* **Task goal**
Drop the pictures, then extract the listing word for word.

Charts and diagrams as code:
[Begin]

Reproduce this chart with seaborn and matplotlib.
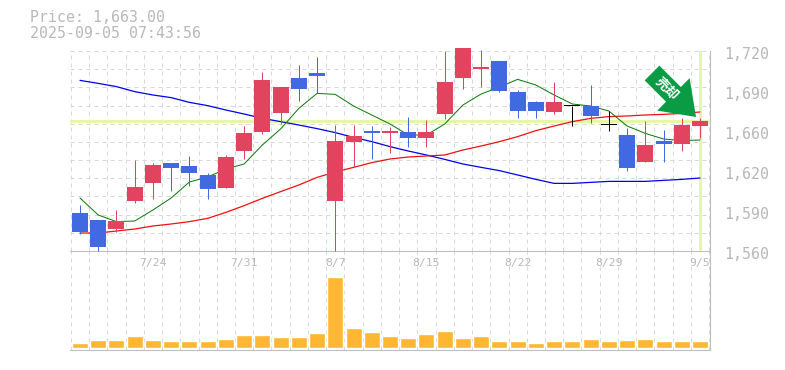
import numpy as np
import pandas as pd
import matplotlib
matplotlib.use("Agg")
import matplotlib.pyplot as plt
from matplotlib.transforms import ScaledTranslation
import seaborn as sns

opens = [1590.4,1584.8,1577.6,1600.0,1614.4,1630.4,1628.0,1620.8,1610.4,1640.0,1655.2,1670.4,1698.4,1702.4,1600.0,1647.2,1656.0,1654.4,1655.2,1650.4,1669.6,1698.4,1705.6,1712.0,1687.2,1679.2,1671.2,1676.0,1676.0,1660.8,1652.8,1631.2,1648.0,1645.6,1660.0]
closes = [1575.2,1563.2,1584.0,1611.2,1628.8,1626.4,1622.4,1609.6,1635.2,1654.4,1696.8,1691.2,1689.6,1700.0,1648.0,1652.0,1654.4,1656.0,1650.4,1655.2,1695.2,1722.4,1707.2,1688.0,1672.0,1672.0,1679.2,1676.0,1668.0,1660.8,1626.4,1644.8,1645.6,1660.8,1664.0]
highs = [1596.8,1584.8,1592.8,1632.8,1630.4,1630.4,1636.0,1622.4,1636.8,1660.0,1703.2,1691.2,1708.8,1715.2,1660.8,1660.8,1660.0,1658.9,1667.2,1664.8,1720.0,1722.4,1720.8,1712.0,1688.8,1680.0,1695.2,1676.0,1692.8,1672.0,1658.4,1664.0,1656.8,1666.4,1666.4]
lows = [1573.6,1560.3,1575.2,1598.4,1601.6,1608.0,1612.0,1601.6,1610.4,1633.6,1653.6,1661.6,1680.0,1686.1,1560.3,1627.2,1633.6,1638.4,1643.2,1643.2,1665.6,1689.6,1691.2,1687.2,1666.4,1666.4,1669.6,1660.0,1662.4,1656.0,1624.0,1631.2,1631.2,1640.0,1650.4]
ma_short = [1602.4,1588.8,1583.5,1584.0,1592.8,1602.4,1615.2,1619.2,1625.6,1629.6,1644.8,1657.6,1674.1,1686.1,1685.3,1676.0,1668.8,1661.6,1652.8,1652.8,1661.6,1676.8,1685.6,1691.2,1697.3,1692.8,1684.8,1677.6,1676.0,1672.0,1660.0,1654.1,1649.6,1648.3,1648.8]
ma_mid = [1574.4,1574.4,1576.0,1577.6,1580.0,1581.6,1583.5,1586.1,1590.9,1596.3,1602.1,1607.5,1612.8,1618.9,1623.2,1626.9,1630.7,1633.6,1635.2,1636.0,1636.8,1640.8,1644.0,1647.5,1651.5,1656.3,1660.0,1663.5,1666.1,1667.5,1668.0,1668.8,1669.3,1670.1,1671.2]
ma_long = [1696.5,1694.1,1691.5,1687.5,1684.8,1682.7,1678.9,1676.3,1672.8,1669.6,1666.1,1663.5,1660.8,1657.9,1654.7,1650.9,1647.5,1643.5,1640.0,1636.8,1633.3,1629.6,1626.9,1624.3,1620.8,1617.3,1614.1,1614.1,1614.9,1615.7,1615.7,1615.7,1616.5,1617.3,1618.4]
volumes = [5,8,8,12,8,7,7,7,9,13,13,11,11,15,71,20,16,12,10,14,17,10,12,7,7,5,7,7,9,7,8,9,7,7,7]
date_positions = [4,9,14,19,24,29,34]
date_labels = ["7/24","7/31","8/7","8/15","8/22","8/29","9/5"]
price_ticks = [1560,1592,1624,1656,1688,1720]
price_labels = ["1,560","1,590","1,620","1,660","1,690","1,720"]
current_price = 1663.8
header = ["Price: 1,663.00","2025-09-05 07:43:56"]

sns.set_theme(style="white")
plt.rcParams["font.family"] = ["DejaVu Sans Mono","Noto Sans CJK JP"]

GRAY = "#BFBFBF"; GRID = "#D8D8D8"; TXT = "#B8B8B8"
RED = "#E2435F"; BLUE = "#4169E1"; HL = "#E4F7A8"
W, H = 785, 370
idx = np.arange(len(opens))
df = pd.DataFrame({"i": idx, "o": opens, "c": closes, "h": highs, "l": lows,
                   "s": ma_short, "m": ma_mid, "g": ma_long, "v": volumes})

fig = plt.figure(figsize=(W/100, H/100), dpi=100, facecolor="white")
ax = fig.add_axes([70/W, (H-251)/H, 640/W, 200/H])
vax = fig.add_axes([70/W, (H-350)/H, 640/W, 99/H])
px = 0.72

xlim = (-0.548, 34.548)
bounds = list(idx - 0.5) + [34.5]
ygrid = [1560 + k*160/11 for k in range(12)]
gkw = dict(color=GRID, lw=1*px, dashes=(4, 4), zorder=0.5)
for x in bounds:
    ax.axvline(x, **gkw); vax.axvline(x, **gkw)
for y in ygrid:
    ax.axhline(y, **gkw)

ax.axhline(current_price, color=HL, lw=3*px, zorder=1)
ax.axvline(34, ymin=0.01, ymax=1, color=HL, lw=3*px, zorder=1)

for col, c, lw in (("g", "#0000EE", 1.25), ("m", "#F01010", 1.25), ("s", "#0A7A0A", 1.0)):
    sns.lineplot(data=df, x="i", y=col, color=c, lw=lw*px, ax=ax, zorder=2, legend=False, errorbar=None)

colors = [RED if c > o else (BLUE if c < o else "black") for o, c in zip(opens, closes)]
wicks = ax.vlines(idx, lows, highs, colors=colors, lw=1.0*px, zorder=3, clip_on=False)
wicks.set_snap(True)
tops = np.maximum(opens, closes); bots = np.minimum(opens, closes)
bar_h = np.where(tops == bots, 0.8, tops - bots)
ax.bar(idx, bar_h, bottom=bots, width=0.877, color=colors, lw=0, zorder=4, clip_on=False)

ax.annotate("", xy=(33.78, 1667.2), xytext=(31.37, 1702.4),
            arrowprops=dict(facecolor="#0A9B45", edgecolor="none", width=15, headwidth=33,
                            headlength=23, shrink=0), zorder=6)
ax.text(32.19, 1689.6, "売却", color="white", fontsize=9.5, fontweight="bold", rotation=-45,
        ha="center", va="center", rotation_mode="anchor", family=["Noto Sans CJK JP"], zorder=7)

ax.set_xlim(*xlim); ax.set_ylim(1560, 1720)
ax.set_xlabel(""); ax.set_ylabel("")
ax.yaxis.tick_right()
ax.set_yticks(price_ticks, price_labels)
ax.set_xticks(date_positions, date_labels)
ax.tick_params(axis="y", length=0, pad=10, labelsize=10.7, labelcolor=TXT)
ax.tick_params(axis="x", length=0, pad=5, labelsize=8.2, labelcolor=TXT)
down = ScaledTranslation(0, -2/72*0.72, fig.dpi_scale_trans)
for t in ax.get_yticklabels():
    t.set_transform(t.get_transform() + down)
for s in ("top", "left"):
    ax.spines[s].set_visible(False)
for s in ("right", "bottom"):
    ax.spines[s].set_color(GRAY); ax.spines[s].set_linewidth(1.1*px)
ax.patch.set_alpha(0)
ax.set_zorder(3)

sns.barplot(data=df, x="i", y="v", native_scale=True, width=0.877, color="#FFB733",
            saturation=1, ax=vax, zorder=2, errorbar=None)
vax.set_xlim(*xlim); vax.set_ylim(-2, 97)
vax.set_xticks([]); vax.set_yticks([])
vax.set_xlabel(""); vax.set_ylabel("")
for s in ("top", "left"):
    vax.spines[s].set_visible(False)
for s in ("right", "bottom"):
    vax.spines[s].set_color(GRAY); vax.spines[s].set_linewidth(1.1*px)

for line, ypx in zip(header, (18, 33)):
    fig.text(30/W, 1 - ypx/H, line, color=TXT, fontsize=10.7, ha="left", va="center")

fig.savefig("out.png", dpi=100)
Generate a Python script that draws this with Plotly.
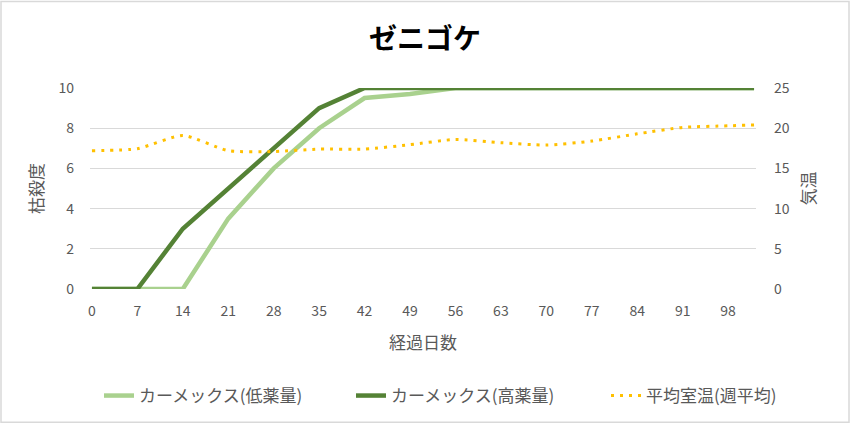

[End]

* **Final result**
Reproduce this chart with seaborn and matplotlib.
import numpy as np
import pandas as pd
import matplotlib
matplotlib.use("Agg")
import matplotlib.pyplot as plt
from matplotlib.transforms import ScaledTranslation
import seaborn as sns

opens = [1590.4,1584.8,1577.6,1600.0,1614.4,1630.4,1628.0,1620.8,1610.4,1640.0,1655.2,1670.4,1698.4,1702.4,1600.0,1647.2,1656.0,1654.4,1655.2,1650.4,1669.6,1698.4,1705.6,1712.0,1687.2,1679.2,1671.2,1676.0,1676.0,1660.8,1652.8,1631.2,1648.0,1645.6,1660.0]
closes = [1575.2,1563.2,1584.0,1611.2,1628.8,1626.4,1622.4,1609.6,1635.2,1654.4,1696.8,1691.2,1689.6,1700.0,1648.0,1652.0,1654.4,1656.0,1650.4,1655.2,1695.2,1722.4,1707.2,1688.0,1672.0,1672.0,1679.2,1676.0,1668.0,1660.8,1626.4,1644.8,1645.6,1660.8,1664.0]
highs = [1596.8,1584.8,1592.8,1632.8,1630.4,1630.4,1636.0,1622.4,1636.8,1660.0,1703.2,1691.2,1708.8,1715.2,1660.8,1660.8,1660.0,1658.9,1667.2,1664.8,1720.0,1722.4,1720.8,1712.0,1688.8,1680.0,1695.2,1676.0,1692.8,1672.0,1658.4,1664.0,1656.8,1666.4,1666.4]
lows = [1573.6,1560.3,1575.2,1598.4,1601.6,1608.0,1612.0,1601.6,1610.4,1633.6,1653.6,1661.6,1680.0,1686.1,1560.3,1627.2,1633.6,1638.4,1643.2,1643.2,1665.6,1689.6,1691.2,1687.2,1666.4,1666.4,1669.6,1660.0,1662.4,1656.0,1624.0,1631.2,1631.2,1640.0,1650.4]
ma_short = [1602.4,1588.8,1583.5,1584.0,1592.8,1602.4,1615.2,1619.2,1625.6,1629.6,1644.8,1657.6,1674.1,1686.1,1685.3,1676.0,1668.8,1661.6,1652.8,1652.8,1661.6,1676.8,1685.6,1691.2,1697.3,1692.8,1684.8,1677.6,1676.0,1672.0,1660.0,1654.1,1649.6,1648.3,1648.8]
ma_mid = [1574.4,1574.4,1576.0,1577.6,1580.0,1581.6,1583.5,1586.1,1590.9,1596.3,1602.1,1607.5,1612.8,1618.9,1623.2,1626.9,1630.7,1633.6,1635.2,1636.0,1636.8,1640.8,1644.0,1647.5,1651.5,1656.3,1660.0,1663.5,1666.1,1667.5,1668.0,1668.8,1669.3,1670.1,1671.2]
ma_long = [1696.5,1694.1,1691.5,1687.5,1684.8,1682.7,1678.9,1676.3,1672.8,1669.6,1666.1,1663.5,1660.8,1657.9,1654.7,1650.9,1647.5,1643.5,1640.0,1636.8,1633.3,1629.6,1626.9,1624.3,1620.8,1617.3,1614.1,1614.1,1614.9,1615.7,1615.7,1615.7,1616.5,1617.3,1618.4]
volumes = [5,8,8,12,8,7,7,7,9,13,13,11,11,15,71,20,16,12,10,14,17,10,12,7,7,5,7,7,9,7,8,9,7,7,7]
date_positions = [4,9,14,19,24,29,34]
date_labels = ["7/24","7/31","8/7","8/15","8/22","8/29","9/5"]
price_ticks = [1560,1592,1624,1656,1688,1720]
price_labels = ["1,560","1,590","1,620","1,660","1,690","1,720"]
current_price = 1663.8
header = ["Price: 1,663.00","2025-09-05 07:43:56"]

sns.set_theme(style="white")
plt.rcParams["font.family"] = ["DejaVu Sans Mono","Noto Sans CJK JP"]

GRAY = "#BFBFBF"; GRID = "#D8D8D8"; TXT = "#B8B8B8"
RED = "#E2435F"; BLUE = "#4169E1"; HL = "#E4F7A8"
W, H = 785, 370
idx = np.arange(len(opens))
df = pd.DataFrame({"i": idx, "o": opens, "c": closes, "h": highs, "l": lows,
                   "s": ma_short, "m": ma_mid, "g": ma_long, "v": volumes})

fig = plt.figure(figsize=(W/100, H/100), dpi=100, facecolor="white")
ax = fig.add_axes([70/W, (H-251)/H, 640/W, 200/H])
vax = fig.add_axes([70/W, (H-350)/H, 640/W, 99/H])
px = 0.72

xlim = (-0.548, 34.548)
bounds = list(idx - 0.5) + [34.5]
ygrid = [1560 + k*160/11 for k in range(12)]
gkw = dict(color=GRID, lw=1*px, dashes=(4, 4), zorder=0.5)
for x in bounds:
    ax.axvline(x, **gkw); vax.axvline(x, **gkw)
for y in ygrid:
    ax.axhline(y, **gkw)

ax.axhline(current_price, color=HL, lw=3*px, zorder=1)
ax.axvline(34, ymin=0.01, ymax=1, color=HL, lw=3*px, zorder=1)

for col, c, lw in (("g", "#0000EE", 1.25), ("m", "#F01010", 1.25), ("s", "#0A7A0A", 1.0)):
    sns.lineplot(data=df, x="i", y=col, color=c, lw=lw*px, ax=ax, zorder=2, legend=False, errorbar=None)

colors = [RED if c > o else (BLUE if c < o else "black") for o, c in zip(opens, closes)]
wicks = ax.vlines(idx, lows, highs, colors=colors, lw=1.0*px, zorder=3, clip_on=False)
wicks.set_snap(True)
tops = np.maximum(opens, closes); bots = np.minimum(opens, closes)
bar_h = np.where(tops == bots, 0.8, tops - bots)
ax.bar(idx, bar_h, bottom=bots, width=0.877, color=colors, lw=0, zorder=4, clip_on=False)

ax.annotate("", xy=(33.78, 1667.2), xytext=(31.37, 1702.4),
            arrowprops=dict(facecolor="#0A9B45", edgecolor="none", width=15, headwidth=33,
                            headlength=23, shrink=0), zorder=6)
ax.text(32.19, 1689.6, "売却", color="white", fontsize=9.5, fontweight="bold", rotation=-45,
        ha="center", va="center", rotation_mode="anchor", family=["Noto Sans CJK JP"], zorder=7)

ax.set_xlim(*xlim); ax.set_ylim(1560, 1720)
ax.set_xlabel(""); ax.set_ylabel("")
ax.yaxis.tick_right()
ax.set_yticks(price_ticks, price_labels)
ax.set_xticks(date_positions, date_labels)
ax.tick_params(axis="y", length=0, pad=10, labelsize=10.7, labelcolor=TXT)
ax.tick_params(axis="x", length=0, pad=5, labelsize=8.2, labelcolor=TXT)
down = ScaledTranslation(0, -2/72*0.72, fig.dpi_scale_trans)
for t in ax.get_yticklabels():
    t.set_transform(t.get_transform() + down)
for s in ("top", "left"):
    ax.spines[s].set_visible(False)
for s in ("right", "bottom"):
    ax.spines[s].set_color(GRAY); ax.spines[s].set_linewidth(1.1*px)
ax.patch.set_alpha(0)
ax.set_zorder(3)

sns.barplot(data=df, x="i", y="v", native_scale=True, width=0.877, color="#FFB733",
            saturation=1, ax=vax, zorder=2, errorbar=None)
vax.set_xlim(*xlim); vax.set_ylim(-2, 97)
vax.set_xticks([]); vax.set_yticks([])
vax.set_xlabel(""); vax.set_ylabel("")
for s in ("top", "left"):
    vax.spines[s].set_visible(False)
for s in ("right", "bottom"):
    vax.spines[s].set_color(GRAY); vax.spines[s].set_linewidth(1.1*px)

for line, ypx in zip(header, (18, 33)):
    fig.text(30/W, 1 - ypx/H, line, color=TXT, fontsize=10.7, ha="left", va="center")

fig.savefig("out.png", dpi=100)
Generate a Python script that draws this with Plotly.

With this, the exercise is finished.